Por el camino, el nuevo monarca visitó al nuevo Papa (Gregorio X, su hasta entonces compañero de viaje, Teobaldo Visconti), a Felipe III y a su tío-abuelo Felipe I de Saboya, reprimió una rebelión en Gascuña y pactó la boda de su hija Leonor -de cuatro años- con Alfonso de Aragón (el futuro Alfonso III el Libre), así como la de su hijo Enrique con Juana de Navarra (que también reinaría en Francia como esposa de Felipe IV). Y por fin, ya de vuelta, fue coronado en la Abadía de Westminster por el arzobispo de Canterbury el 19 de agosto de 1274. Luego se quitó la corona jurando no ponérsela otra vez hasta recuperar todas las tierras que su difunto progenitor había perdido.

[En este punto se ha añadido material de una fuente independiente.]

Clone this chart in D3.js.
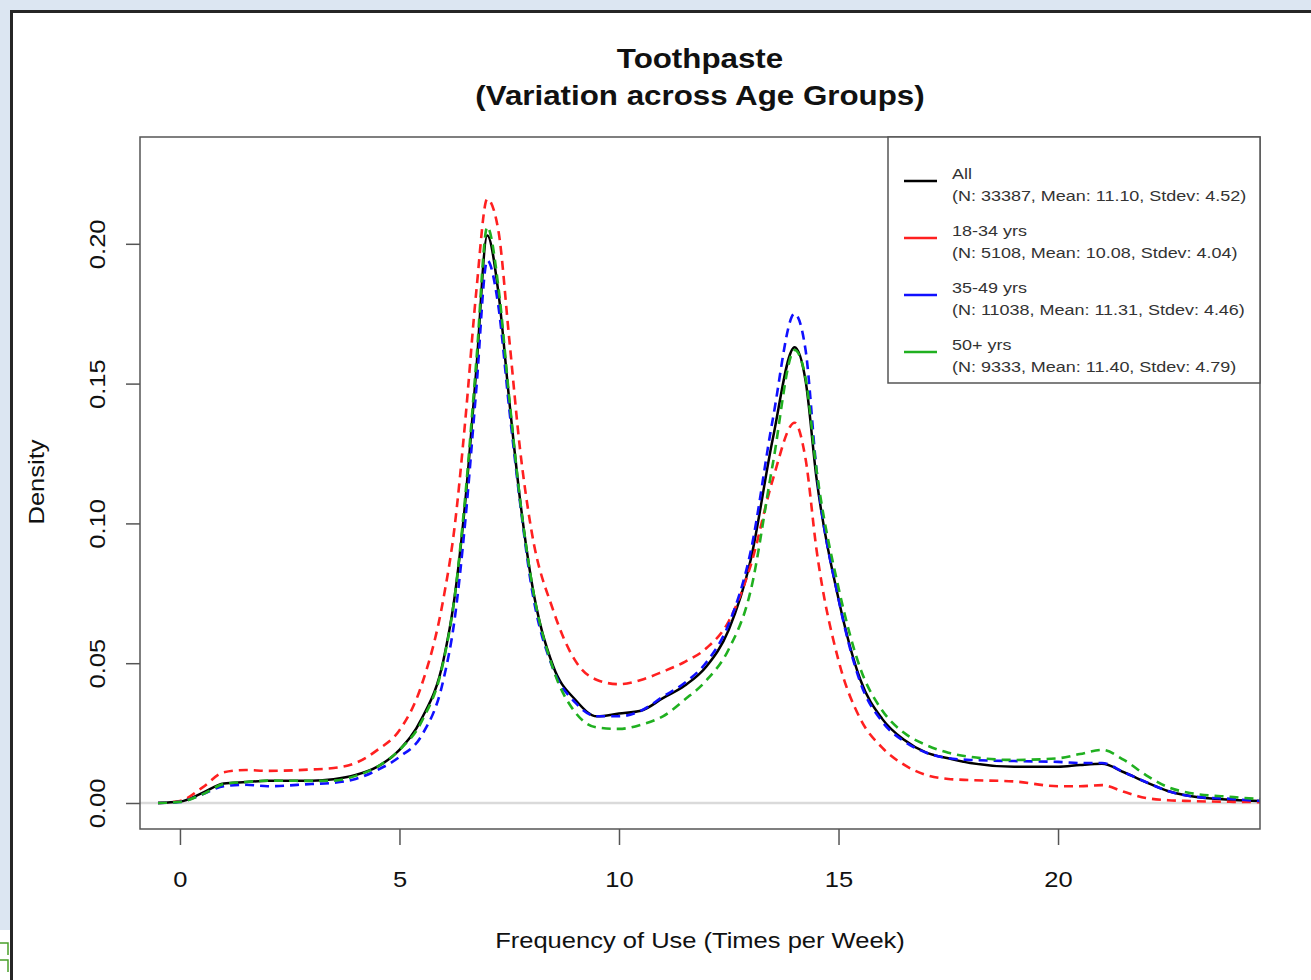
<!DOCTYPE html>
<html>
<head>
<meta charset="utf-8">
<script src="https://cdn.jsdelivr.net/npm/d3@7"></script>
<style>
  body { margin: 0; background: #dce6f2; }
  text { font-family: "Liberation Sans", Arial, sans-serif; }
</style>
</head>
<body>
<svg id="chart" width="1311" height="980"></svg>
<script>
// frequency grid (times per week) shared by all density curves
const freq = [-0.5, 0, 0.5, 1, 1.5, 2, 3, 3.5, 4, 4.5, 5, 5.5, 6, 6.25, 6.5, 6.75, 7, 7.25, 7.5, 7.75,
    8, 8.5, 9, 9.5, 10, 10.5, 11, 11.5, 12, 12.5, 13, 13.5, 14, 14.25, 14.5, 15, 15.5, 16, 16.5, 17,
    17.5, 18, 19, 20, 20.5, 21, 21.5, 22, 22.5, 23, 24, 24.6];

const densAll = [0, 0.0005, 0.0035, 0.007, 0.0075, 0.008, 0.008, 0.0085, 0.010, 0.013, 0.019, 0.030, 0.051, 0.073, 0.108, 0.155, 0.203, 0.183, 0.144, 0.108,
    0.080, 0.049, 0.037, 0.031, 0.032, 0.033, 0.0375, 0.042, 0.049, 0.062, 0.087, 0.130, 0.163, 0.151, 0.116, 0.073, 0.044, 0.030, 0.0225, 0.018,
    0.016, 0.0143, 0.013, 0.013, 0.0136, 0.014, 0.011, 0.0075, 0.0043, 0.0025, 0.0011, 0.0007];
const dens1834 = [0, 0.0007, 0.0054, 0.011, 0.0118, 0.0115, 0.012, 0.0125, 0.0143, 0.019, 0.026, 0.042, 0.073, 0.098, 0.137, 0.183, 0.216, 0.205, 0.166, 0.126,
    0.098, 0.069, 0.051, 0.044, 0.0425, 0.044, 0.047, 0.0505, 0.0555, 0.065, 0.085, 0.1155, 0.136, 0.123, 0.0905, 0.051, 0.030, 0.0197, 0.0136, 0.010,
    0.0086, 0.0082, 0.0077, 0.006, 0.006, 0.0064, 0.004, 0.0018, 0.001, 0.0007, 0.0004, 0.0003];
const dens3549 = [0, 0.0004, 0.003, 0.006, 0.0065, 0.006, 0.0068, 0.0072, 0.0086, 0.0118, 0.0165, 0.024, 0.044, 0.065, 0.101, 0.148, 0.194, 0.178, 0.141, 0.107,
    0.078, 0.048, 0.036, 0.031, 0.031, 0.033, 0.038, 0.043, 0.0505, 0.064, 0.090, 0.137, 0.175, 0.162, 0.119, 0.073, 0.043, 0.029, 0.022, 0.018,
    0.016, 0.0154, 0.015, 0.0147, 0.0143, 0.0143, 0.011, 0.0075, 0.0043, 0.0025, 0.0014, 0.0007];
const dens50 = [0, 0.0004, 0.003, 0.0068, 0.0075, 0.008, 0.0079, 0.008, 0.0097, 0.013, 0.019, 0.029, 0.0505, 0.073, 0.110, 0.158, 0.206, 0.185, 0.145, 0.108,
    0.080, 0.048, 0.0325, 0.027, 0.0265, 0.028, 0.031, 0.037, 0.044, 0.055, 0.076, 0.121, 0.162, 0.152, 0.119, 0.077, 0.048, 0.033, 0.025, 0.0207,
    0.018, 0.0165, 0.0154, 0.016, 0.0175, 0.019, 0.0154, 0.010, 0.0057, 0.0036, 0.0021, 0.0014];

const groupNames = ["All", "18-34 yrs", "35-49 yrs", "50+ yrs"];
const groupStats = [
    "(N: 33387, Mean: 11.10, Stdev: 4.52)",
    "(N: 5108, Mean: 10.08, Stdev: 4.04)",
    "(N: 11038, Mean: 11.31, Stdev: 4.46)",
    "(N: 9333, Mean: 11.40, Stdev: 4.79)"
];
const groupColors = ["#000000", "#ff2020", "#1010ff", "#20b020"];
const xTicks = [0, 5, 10, 15, 20];
const yTicks = [0, 0.05, 0.10, 0.15, 0.20];

// the source image has its lettering stretched sideways a little
const stretch = 1.16;

const svg = d3.select("#chart");

// window frame
svg.append("rect").attr("x", 10).attr("y", 10).attr("width", 1301).attr("height", 970).attr("fill", "#fff");
svg.append("path").attr("d", "M11.5,980V11.5H1311").attr("fill", "none").attr("stroke", "#262626").attr("stroke-width", 3);
svg.append("rect").attr("x", 0).attr("y", 930).attr("width", 10).attr("height", 50).attr("fill", "#fff");
svg.append("path").attr("d", "M0,943H8V955M0,960H8V972").attr("fill", "none").attr("stroke", "#4aa02a").attr("stroke-width", 1.5);

const plot = { left: 140, right: 1260, top: 137, bottom: 829 };

const x = d3.scaleLinear().domain([-0.91, 24.6]).range([plot.left, plot.right]);
const y = d3.scaleLinear().domain([-0.0093, 0.2382]).range([plot.bottom, plot.top]);

// zero reference line
svg.append("line")
    .attr("x1", plot.left).attr("x2", plot.right)
    .attr("y1", y(0)).attr("y2", y(0))
    .attr("stroke", "#dadada").attr("stroke-width", 2.5);

const line = d3.line()
    .x((d, i) => x(freq[i]))
    .y(d => y(d))
    .curve(d3.curveMonotoneX);

const series = [densAll, dens1834, dens3549, dens50];
series.forEach((s, i) => {
    svg.append("path")
        .datum(s)
        .attr("fill", "none")
        .attr("stroke", groupColors[i])
        .attr("stroke-width", i === 0 ? 2.5 : 2.6)
        .attr("stroke-dasharray", i === 0 ? null : "9,6")
        .attr("d", line);
});

// plot box
svg.append("rect")
    .attr("x", plot.left).attr("y", plot.top)
    .attr("width", plot.right - plot.left).attr("height", plot.bottom - plot.top)
    .attr("fill", "none").attr("stroke", "#555").attr("stroke-width", 1.5);

// x axis
const xAxis = svg.append("g")
    .attr("transform", `translate(0,${plot.bottom})`)
    .call(d3.axisBottom(x).tickValues(xTicks).tickSize(16).tickPadding(26).tickFormat(d3.format("d")));
xAxis.select(".domain").remove();
xAxis.selectAll(".tick line").attr("stroke", "#555").attr("stroke-width", 1.5);
xAxis.selectAll(".tick text").attr("font-size", 22).attr("fill", "#111")
    .attr("transform", `scale(${stretch},1)`)
    .style("font-family", "'Liberation Sans', Arial, sans-serif");

// y axis
const yAxis = svg.append("g")
    .attr("transform", `translate(${plot.left},0)`)
    .call(d3.axisLeft(y).tickValues(yTicks).tickSize(14).tickFormat(d3.format(".2f")));
yAxis.select(".domain").remove();
yAxis.selectAll(".tick line").attr("stroke", "#555").attr("stroke-width", 1.5);
yAxis.selectAll(".tick text")
    .attr("font-size", 22).attr("fill", "#111")
    .attr("x", null).attr("dy", null)
    .attr("text-anchor", "middle")
    .attr("transform", `translate(-43,0) rotate(-90) scale(${stretch},1)`)
    .attr("dominant-baseline", "central")
    .style("font-family", "'Liberation Sans', Arial, sans-serif");

function label(tx, ty, txt, size, opts = {}) {
    const t = svg.append("text")
        .attr("transform", `translate(${tx},${ty})` + (opts.rotate ? " rotate(-90)" : "") + ` scale(${stretch},1)`)
        .attr("text-anchor", opts.anchor || "middle")
        .attr("font-size", size)
        .attr("fill", opts.fill || "#111")
        .text(txt);
    if (opts.bold) t.attr("font-weight", "bold");
    return t;
}

// titles
label(700, 68, "Toothpaste", 27, { bold: true });
label(700, 105, "(Variation across Age Groups)", 27, { bold: true });
label(700, 948, "Frequency of Use (Times per Week)", 22);
label(44, 482, "Density", 22, { rotate: true });

// legend
svg.append("rect")
    .attr("x", 888).attr("y", plot.top).attr("width", plot.right - 888).attr("height", 246)
    .attr("fill", "#fff").attr("stroke", "#555").attr("stroke-width", 1.5);
groupNames.forEach((name, i) => {
    const yy = 181 + i * 57;
    svg.append("line").attr("x1", 904).attr("x2", 937).attr("y1", yy).attr("y2", yy)
        .attr("stroke", groupColors[i]).attr("stroke-width", 2.6);
    label(952, yy - 2, name, 15.5, { anchor: "start", fill: "#333" });
    label(952, yy + 20, groupStats[i], 15.5, { anchor: "start", fill: "#333" });
});
</script>
</body>
</html>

La Novena Cruzada apenas había durado un año y fue la última, pues Gregorio X convocó otra que no prosperó y su sucesor, Martín IV, accedería a la propuesta veneciana de hacerla no contra los mamelucos sino contra los bizantinos. Las cláusulas del acuerdo de paz entre Eduardo y Baibars estipulaban que los cristianos conservarían dos territorios: uno, la franja costera entre Acre y Sidón, el otro el condado de Trípoli (que ocupaba el norte y el oeste de las actuales Líbano y Siria, respectivamente).

No necesitaron enemigo externo porque se enzarzaron en una auténtica guerra civil que enfrentó a Hugo III con Carlos de Anjou. Debilitados, esos reinos terminarían cayendo en manos del islam.